Umar bin Hafeed is one of the five leading scholars in Yemen, the ancestral home of Usama bin Ladin, helping a government drive to “re-educate” hardliners, mainly prisoners held for planning attacks on Western and Yemeni targets.
Hafeed, who teaches at the Dar al-Mustafa Centre for Islamic Research in the eastern Yemeni town of Tarim, said Islam had greatly suffered from acts such as the September 11 attacks.
“Islamic militancy has not only created a gap between the West and Islam, but has caused an even greater split within the Muslim community itself,” he said in an interview on Tuesday.
“It has come to a point where Muslims are now afraid of each other,” he said.
Hafeed said the “re-education” campaign employed tapes and other media to persuade activists to abandon violence, as well as discussions about the interpretation of the Quran.
“They are violating scriptures. The Prophet opened his town and mosque to people of all religions. Even when he held power over other people, he tolerated them,” said Hafeed.
Hafeed said the gap between the West and Muslims could only be bridged through respect for each other’s differences.
“We need to work to spread the understanding of tolerance and respect for opinions,” he said.
“It has come to a point where Muslims are now afraid of each other”
Umar bin Hafeed
Al-Mustafa Centre has about 700 students in Tarim and other branches, including several from the US, Europe and South East Asia.

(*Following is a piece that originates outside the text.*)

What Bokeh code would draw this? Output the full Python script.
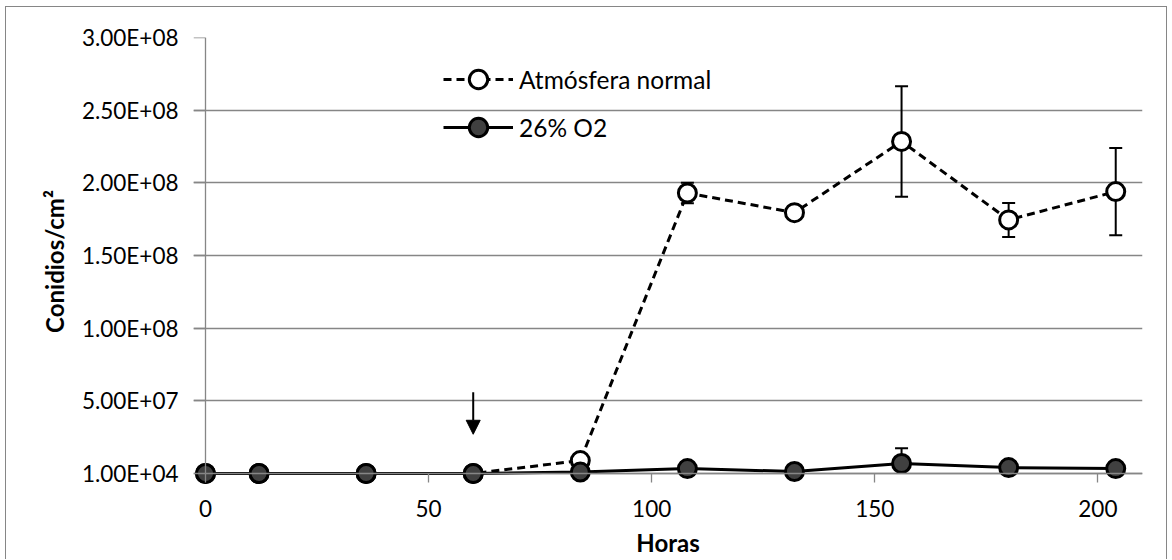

Yemen has been an active ground for Islamic activists sympathetic to bin Ladin, but the government has waged an aggressive campaign to root them out. While about 60 suspected activists are in jail, 20 others have been released after “re-education”, say government officials.
Amnesty International and the United Nations Human Rights Committee have criticised the arrests, saying suspects were held on unclear charges or outside the legal framework.
Yemen accuses bin Ladin’s al-Qaida network of engineering the 2000 bombing of the US warship Cole and a French super tanker last year in Yemeni waters.